イタリアの作家ジョヴァンニ・アルピーノの小説を基に脚色して作られたそうであるが、純粋なアメリカ映画である。ただその内容はさすがにイタリアを感じさせるものがある。それをイタリア系アメリカ人のアル・パチーノが演じたのであるが、とにかく感動させられてしまった作品である。

アル・パチーノ演じる全盲の退役軍人スレード中佐とエリート寄宿学校の心優しい苦学生チャーリーとの交流を描いた作品であるが、アル・パチーノはこの作品で念願であったアカデミー賞主演男優賞を受賞した。アル・パチーノの演技がとにかく素晴らしく、人間的魅力を感じさせる彼の演技には本当に感動し、こんな人間がもし自分の身近にいたら自分の人生も変わっていただろうと思ってしまうほど、心底感激・感動した作品であった。

過去のアカデミー賞作品を見ても、このような文芸作品とも言える作品で主演男優賞を受賞した例はそんなに多くないのではないだろうか?この映画を見て、アメリカにもこのような作品を製作する監督がいたのかと、私自身アメリカ映画を見直したのであった。

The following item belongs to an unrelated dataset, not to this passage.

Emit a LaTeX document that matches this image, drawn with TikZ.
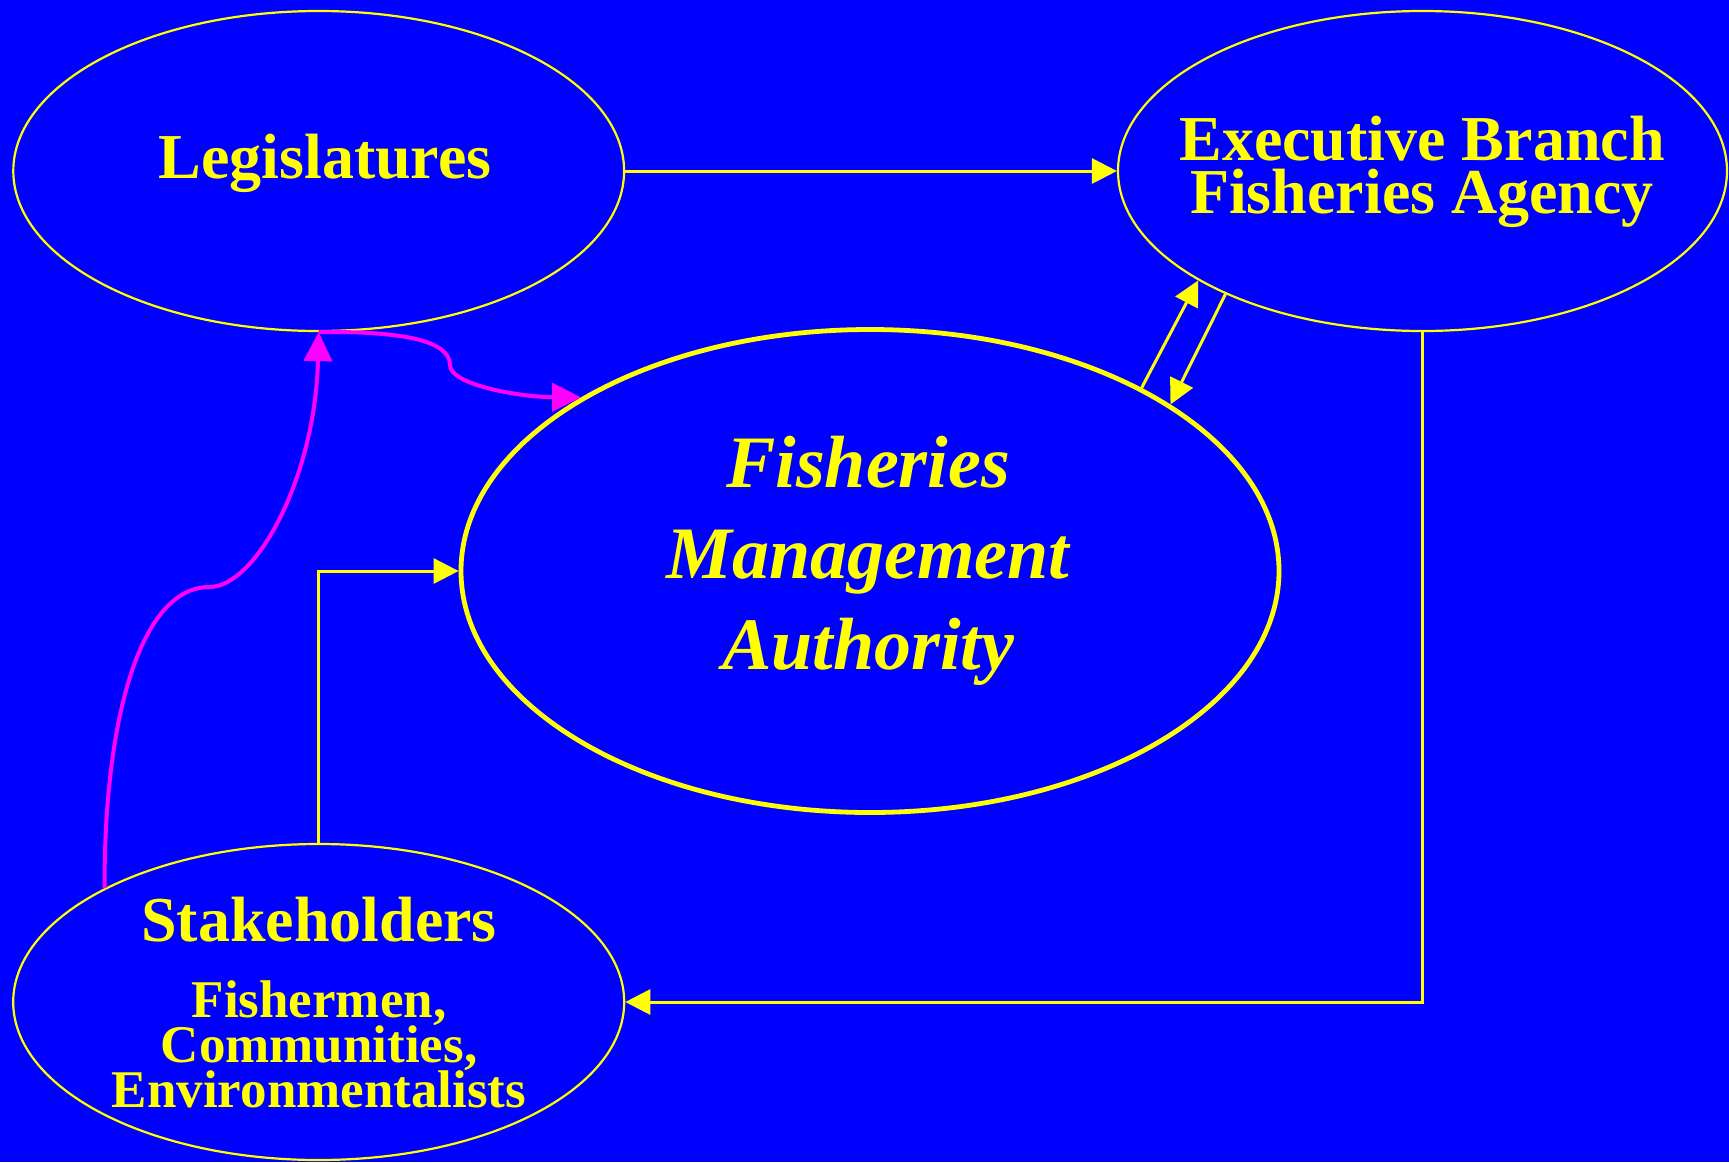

全寮制の名門ハイスクールに通うチャーリーは、アルバイトで盲目の退役軍人の世話を頼まれる。その後学校の校長が自分の車を傷つけられたり、全校生徒の前でペンキまみれにされたりするという事件が起きる。そしてチャーリーともう1人の友人が犯人の顔を知っていることが学校側に分かってしまい、犯人の名前を明かせば大学進学の奨学金を与えるが、もし教えないなら退学させるという話になってしまう。彼はそのことで悩みに悩むのであるが、最終的には明かさないことを選択する。また友人の裏切りにも会い、窮地に立たされるのである。それを知ったスレード中佐が校長や皆のいる前で大演説をして、いかに彼が誠実であり立派な人間であるかについて話すのであるが、その演説が本当に素晴らしく、人を深く感動させ、最終的には退学にはさせられないという結果になるのである。アル・パチーノの演技がとにかく素晴らしく、私自身本当に感動させられてしまった。

私の映画に対する思いというか思い出に関して長々と書いてきたが、やはり私の人生にとって映画は必要な娯楽であり、永遠の趣味であると思う今日この頃である。